4.9. La ciudad alegre…

  • José Carlos Mariátegui

 

         1Los hombres sabios han constatado ya que aquí somos muy ecuánimes, muy tranquilos, muy prácticos, muy ponderados.
         Aquí no sabemos de idealismos, de sentimentalismos ni de las otras puerilidades que el siglo ha destruido.
         Y solo de chicos hemos leído, para entretenimiento y para risa, al Quijote, libro que a nuestros ojos no ha tenido más importancia que Las mil y una noches y que El ratoncito Pérez.
         El ilustre caballero don Quijote de la Mancha nos parece un hidalgo chiflado tan hilarante como “Rinsin Renacuajo” aunque menos valiente que “Tartarín de Tarascón”. Y Sancho Panza nos parece en cambio un sujeto razonable, discreto y redomado, sin otra tontería que la de haber seguido a don Quijote, por lo cual bien castigado anduvo y halló en el pecado la penitencia.
         Y no es que hayamos llegado a esta serenísima majestad por educación, por régimen ni por energía.
         Hemos llegado a ella por causas extrañas y ocultas que nadie acierta a determinar con precisión.
         Apenas si hay de vez en cuando un diagnóstico que puede ser del doctor Carlos Enrique Paz Soldán:
         —El clima.
         Y este otro que puede ser del mismo doctor Paz Soldán:
         —El agua.
         Y sobrevienen momentos en que pasa por las calles una lamentación idealista que suele ser del Dr. Belaunde:
         —¡Este es un pueblo de asentimentales!
         Los hombres sabios se sienten entonces satisfechos y regocijados, y exclaman ufanamente:
         —¡Aquí todos somos cerebrales!
         Y la ciudad sonríe con alegría como si se diera cuenta de todas estas cosas.
         Ahora, más que nunca, sentimos que somos muy prácticos y muy ecuánimes. Los alemanes nos han hundido una barca y muchos hemos estado a punto de echarnos a reír. Los demás nos hemos limitado a murmurar que los alemanes son muy malas personas.
         Otra ciudad violenta, apasionada, idealista, habría sufrido una convulsión, una sacudida, un estremecimiento. Habría hecho mítines, habría dado gritos, habría lanzado apóstrofes, habría cerrado el puño. Una vibración de cólera la habría agitado y le habría descompuesto la fisonomía.
         Nuestra ciudad apática, indolente, musulmana y serenísima no puede hacer nada de esto. Está persuadida de que el corazón es una víscera inservible y ociosa.
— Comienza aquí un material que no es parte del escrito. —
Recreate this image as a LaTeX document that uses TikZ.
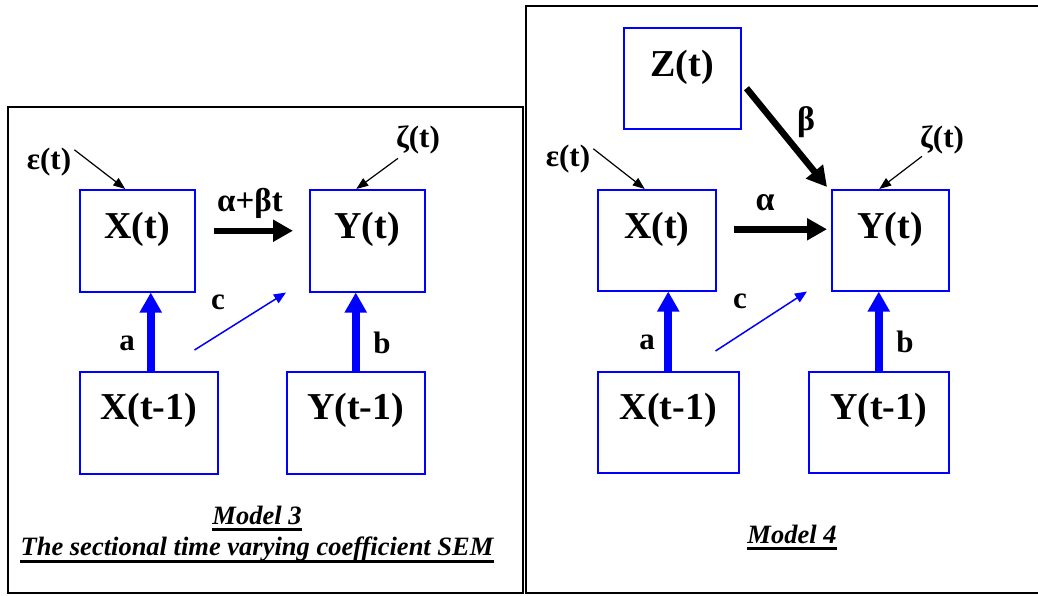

Y se agarra la cabeza para asegurarse de que piensa y de que se gobierna con el cerebro.
         Como somos católicos, aunque transigimos resignadamente con la libertad de cultos, hemos debido leer muchas veces el libro de Job.
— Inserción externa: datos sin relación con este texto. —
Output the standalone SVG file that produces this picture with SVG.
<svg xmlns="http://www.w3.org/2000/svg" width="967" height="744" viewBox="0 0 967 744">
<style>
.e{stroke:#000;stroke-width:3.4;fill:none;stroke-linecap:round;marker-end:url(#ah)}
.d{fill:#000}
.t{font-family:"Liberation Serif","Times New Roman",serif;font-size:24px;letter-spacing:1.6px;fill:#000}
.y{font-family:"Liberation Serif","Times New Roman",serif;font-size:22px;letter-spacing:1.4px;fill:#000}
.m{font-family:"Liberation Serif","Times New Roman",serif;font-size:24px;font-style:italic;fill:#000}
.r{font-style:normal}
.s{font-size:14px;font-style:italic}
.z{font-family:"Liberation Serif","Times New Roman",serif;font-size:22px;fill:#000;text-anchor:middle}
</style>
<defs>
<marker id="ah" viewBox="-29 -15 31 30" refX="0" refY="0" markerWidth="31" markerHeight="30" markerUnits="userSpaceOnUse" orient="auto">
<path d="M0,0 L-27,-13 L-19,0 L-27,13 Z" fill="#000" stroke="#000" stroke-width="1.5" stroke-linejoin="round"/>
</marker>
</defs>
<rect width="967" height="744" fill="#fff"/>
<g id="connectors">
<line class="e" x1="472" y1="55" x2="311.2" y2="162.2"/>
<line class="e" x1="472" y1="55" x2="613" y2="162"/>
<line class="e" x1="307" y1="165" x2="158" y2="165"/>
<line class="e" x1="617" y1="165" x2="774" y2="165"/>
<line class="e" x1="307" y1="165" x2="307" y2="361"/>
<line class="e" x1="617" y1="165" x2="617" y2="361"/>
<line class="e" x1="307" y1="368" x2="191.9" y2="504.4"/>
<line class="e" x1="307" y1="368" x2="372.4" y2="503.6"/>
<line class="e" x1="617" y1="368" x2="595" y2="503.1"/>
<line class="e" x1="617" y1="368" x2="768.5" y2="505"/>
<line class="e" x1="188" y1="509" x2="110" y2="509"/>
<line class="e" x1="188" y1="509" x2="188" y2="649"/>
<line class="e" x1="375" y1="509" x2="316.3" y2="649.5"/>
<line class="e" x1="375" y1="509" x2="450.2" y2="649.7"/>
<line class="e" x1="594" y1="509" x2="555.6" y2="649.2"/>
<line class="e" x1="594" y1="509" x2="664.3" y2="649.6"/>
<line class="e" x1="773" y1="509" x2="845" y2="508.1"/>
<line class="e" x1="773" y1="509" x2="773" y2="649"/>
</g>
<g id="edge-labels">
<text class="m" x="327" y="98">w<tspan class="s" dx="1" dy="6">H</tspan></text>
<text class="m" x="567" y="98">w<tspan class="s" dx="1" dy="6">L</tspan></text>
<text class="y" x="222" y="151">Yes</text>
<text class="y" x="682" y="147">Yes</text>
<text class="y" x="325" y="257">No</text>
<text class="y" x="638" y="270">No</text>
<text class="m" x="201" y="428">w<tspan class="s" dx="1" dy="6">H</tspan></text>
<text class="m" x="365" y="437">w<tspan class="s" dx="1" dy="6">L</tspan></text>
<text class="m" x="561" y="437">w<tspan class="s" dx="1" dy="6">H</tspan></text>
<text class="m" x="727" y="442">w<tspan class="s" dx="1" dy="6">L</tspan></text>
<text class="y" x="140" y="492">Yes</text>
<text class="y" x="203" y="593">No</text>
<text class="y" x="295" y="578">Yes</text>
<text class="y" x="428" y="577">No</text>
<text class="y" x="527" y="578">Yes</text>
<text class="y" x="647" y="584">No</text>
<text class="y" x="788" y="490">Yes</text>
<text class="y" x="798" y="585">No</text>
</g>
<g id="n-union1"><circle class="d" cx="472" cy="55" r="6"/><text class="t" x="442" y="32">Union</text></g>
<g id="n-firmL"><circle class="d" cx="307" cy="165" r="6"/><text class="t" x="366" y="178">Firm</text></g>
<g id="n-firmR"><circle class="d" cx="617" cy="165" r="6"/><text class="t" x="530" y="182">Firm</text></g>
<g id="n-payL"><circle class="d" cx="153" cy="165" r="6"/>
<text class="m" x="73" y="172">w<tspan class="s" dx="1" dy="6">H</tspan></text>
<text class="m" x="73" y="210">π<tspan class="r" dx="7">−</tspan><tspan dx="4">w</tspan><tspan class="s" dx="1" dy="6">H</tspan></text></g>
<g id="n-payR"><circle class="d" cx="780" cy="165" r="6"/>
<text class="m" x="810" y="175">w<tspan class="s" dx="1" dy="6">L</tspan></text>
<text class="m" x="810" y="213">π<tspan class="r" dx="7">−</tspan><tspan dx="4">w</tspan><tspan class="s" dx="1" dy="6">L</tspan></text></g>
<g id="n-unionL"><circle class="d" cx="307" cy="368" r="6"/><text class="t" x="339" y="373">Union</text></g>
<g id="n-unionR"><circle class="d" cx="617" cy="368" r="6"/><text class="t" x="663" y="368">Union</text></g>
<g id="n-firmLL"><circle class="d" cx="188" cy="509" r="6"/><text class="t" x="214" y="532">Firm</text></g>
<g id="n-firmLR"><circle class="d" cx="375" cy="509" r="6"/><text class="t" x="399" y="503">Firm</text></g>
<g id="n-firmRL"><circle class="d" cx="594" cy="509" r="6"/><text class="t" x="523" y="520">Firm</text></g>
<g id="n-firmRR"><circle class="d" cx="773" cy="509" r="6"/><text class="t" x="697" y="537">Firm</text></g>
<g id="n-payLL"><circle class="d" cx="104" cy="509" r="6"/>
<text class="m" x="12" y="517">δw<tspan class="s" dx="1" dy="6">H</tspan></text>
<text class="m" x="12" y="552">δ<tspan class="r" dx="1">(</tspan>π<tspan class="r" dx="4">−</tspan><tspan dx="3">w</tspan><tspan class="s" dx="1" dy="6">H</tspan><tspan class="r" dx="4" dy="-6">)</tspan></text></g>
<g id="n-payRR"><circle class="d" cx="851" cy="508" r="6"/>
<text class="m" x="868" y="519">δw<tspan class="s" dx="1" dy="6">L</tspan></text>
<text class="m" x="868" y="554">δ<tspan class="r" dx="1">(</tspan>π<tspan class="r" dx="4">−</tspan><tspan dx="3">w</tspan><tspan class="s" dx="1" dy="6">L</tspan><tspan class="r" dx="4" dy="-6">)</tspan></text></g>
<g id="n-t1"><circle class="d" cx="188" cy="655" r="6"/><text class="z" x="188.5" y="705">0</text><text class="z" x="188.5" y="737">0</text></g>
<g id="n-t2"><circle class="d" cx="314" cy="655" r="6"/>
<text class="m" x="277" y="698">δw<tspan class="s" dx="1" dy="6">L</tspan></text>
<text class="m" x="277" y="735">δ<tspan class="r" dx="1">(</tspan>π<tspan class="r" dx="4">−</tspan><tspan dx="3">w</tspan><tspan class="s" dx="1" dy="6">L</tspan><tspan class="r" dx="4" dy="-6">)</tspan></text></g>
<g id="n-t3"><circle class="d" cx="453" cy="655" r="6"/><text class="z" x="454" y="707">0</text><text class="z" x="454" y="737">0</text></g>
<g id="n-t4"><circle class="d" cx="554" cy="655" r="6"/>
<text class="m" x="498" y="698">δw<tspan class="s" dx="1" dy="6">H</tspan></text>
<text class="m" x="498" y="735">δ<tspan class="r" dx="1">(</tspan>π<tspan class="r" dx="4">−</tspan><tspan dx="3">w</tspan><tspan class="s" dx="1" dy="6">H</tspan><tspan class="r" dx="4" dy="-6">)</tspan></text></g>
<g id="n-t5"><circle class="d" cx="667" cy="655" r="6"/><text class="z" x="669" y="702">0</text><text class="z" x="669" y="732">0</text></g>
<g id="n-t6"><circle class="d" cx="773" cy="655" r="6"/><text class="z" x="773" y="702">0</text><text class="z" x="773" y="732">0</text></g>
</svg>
         Algunas gentes se arrojan a las calles a gritar cual pregoneras en todas las esquinas:
         —¡Aquí no hay sangre en las venas! ¡Aquí no hay carácter! ¡Aquí no hay espíritu!
         Pero la ciudad indiferente y fría no las escucha y si las escucha les recomienda cura para los nervios.
         Todo nos hace mucha gracia. Todo. Vivimos en eutrapelia. Tenemos un chiste para cada cosa, para cada nombre y para cada situación. Un chiste para el señor Pardo. Otro chiste para el señor García y Lastres. Otro chiste para la dictadura fiscal. Otro chiste para la guerra europea. Otro chiste para el bloqueo submarino que apenas si nos amenaza con paralizar nuestro comercio.
         Estamos muy contentos con que nos hayan hundido un buque y con que hayan ofendido nuestra bandera y hasta exclamamos:
         —¡Un honor para el Perú! ¡El primer barco sudamericano que han hundido los submarinos alemanes ha sido un barco peruano! ¡Un honor inmenso! ¡Ya lo sabrá todo el mundo!
         Nada nos saca de quicio.
         Nada.
         La ciudad vive siempre risueña y tranquila.
         Solo la conmueven de rato en rato los temblores.
         Y de los temblores la defiende el Señor de los Milagros.